TASK 304 - CODE-LEVEL SOFTWARE HAZARD ANALYSIS
The contractor shall analyze program code and system interfaces for events,
faults, and conditions which could cause or contribute to undesired events
affecting safety... Analyze (1) safety-critical CSCs for correctness and
completeness, and for input/output timing, multiple event, out-of-sequence 
event, failure of event, adverse environment, deadlocking, wrong event, 
inappropriate magnitude, hardware failure sensitivities, etc. ... (4) proper 
error default handling for ... inappropriate or unexpected data in the input 
data stream, (5) fail-safe and fail-soft modes, (6) input overload or 
out-of-bound conditions.

TASK 305  SOFTWARE SAFETY TESTING
The contractor shall test the software to ensure that all hazards have been
eliminated or controlled to an acceptable level of risk.  Implementation of
safety requirements (inhibits, traps, interlocks, assertions, etc.) shall be 
verified.  The contractor shall verify that the software functions safely both 
within its specified environment, and under abnormal conditions.  

TASK 306 - SOFTWARE/USER INTERFACE ANALYSIS ...

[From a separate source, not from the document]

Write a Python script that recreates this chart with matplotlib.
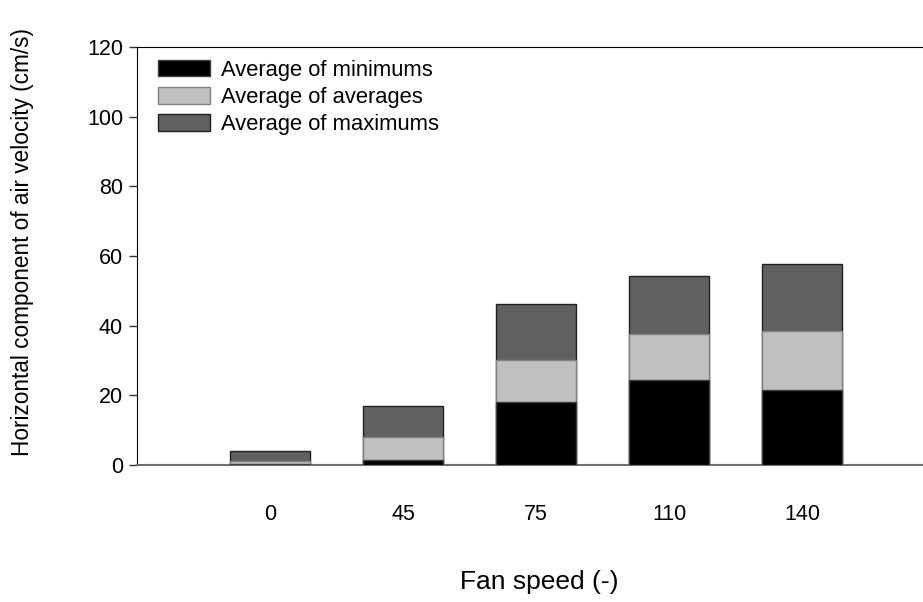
import numpy as np
import matplotlib.pyplot as plt

plt.rcParams['font.family'] = ['Liberation Sans', 'DejaVu Sans']

# fan speed settings and velocities (cm/s)
fan_speed = ['0', '45', '75', '110', '140']
avg_min = [0.2, 1.4, 18.2, 24.5, 21.6]
avg_avg = [1.2, 8.0, 30.1, 37.5, 38.5]
avg_max = [4.0, 16.9, 46.1, 54.2, 57.7]

fig = plt.figure(figsize=(9.23, 6.02), dpi=100)
ax = fig.add_axes([137 / 923, 1 - 465 / 602, 785 / 923, 418 / 602])

x = np.arange(len(fan_speed))
w = 0.6
# bars overlap, all from zero: max behind, min in front
ax.bar(x, avg_max, w, color='#606060', edgecolor='#202020', linewidth=1, label='Average of maximums', zorder=2)
ax.bar(x, avg_avg, w, color='#c0c0c0', edgecolor='#808080', linewidth=1, label='Average of averages', zorder=3)
ax.bar(x, avg_min, w, color='black', edgecolor='#404040', linewidth=1, label='Average of minimums', zorder=4)

ax.set_xlim(-1.0, 4.9)
ax.set_ylim(0, 120)
ax.set_yticks(range(0, 121, 20))
ax.set_xticks(x)
ax.set_xticklabels(fan_speed)
ax.tick_params(axis='x', length=0, pad=28, labelsize=15.5)
ax.tick_params(axis='y', length=6, width=1, direction='out', labelsize=15.5, pad=4, colors='#333333', labelcolor='black')

ax.spines['right'].set_visible(False)
ax.spines['left'].set_color('black')
ax.spines['top'].set_color('black')
ax.spines['bottom'].set_color('#707070')
ax.spines['bottom'].set_linewidth(1.5)

ax.set_xlabel('Fan speed (-)', fontsize=19)
ax.xaxis.set_label_coords(0.513, -0.25)
ax.set_ylabel('Horizontal component of air velocity (cm/s)', fontsize=16.3)
ax.yaxis.set_label_coords(-0.131, 0.533)

handles, labels = ax.get_legend_handles_labels()
ax.legend(handles[::-1], labels[::-1], loc='upper left', bbox_to_anchor=(0.005, 1.012),
          frameon=False, fontsize=15.8, handlelength=2.33, handleheight=0.78,
          labelspacing=0.29, handletextpad=0.5, borderpad=0.3)

fig.savefig('out.png', dpi=100)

TASK 307 - SOFTWARE CHANGE HAZARD ANALYSIS
The contractor shall analyze all changes, modifications, and patches made to
the software for safety hazards, to include the following: All changes to
specifications, requirements, design, code, systems, equipment, and test
plans, descriptions, procedures, cases, or criteria shall be subjected to
software hazard analysis and testing, unless it can be shown to be
unnecessary due to the nature of the change... the contractor shall show
that the change or patch does not create a hazard, does not impact on a
hazard that has previously been resolved, does not make a currently existing
hazard more severe, and does not adversely affect any safety-critical
computer software component or related and interfacing code... The
contractor shall review the affected documentation, and ensure that it
correctly reflects all safety-related changes made.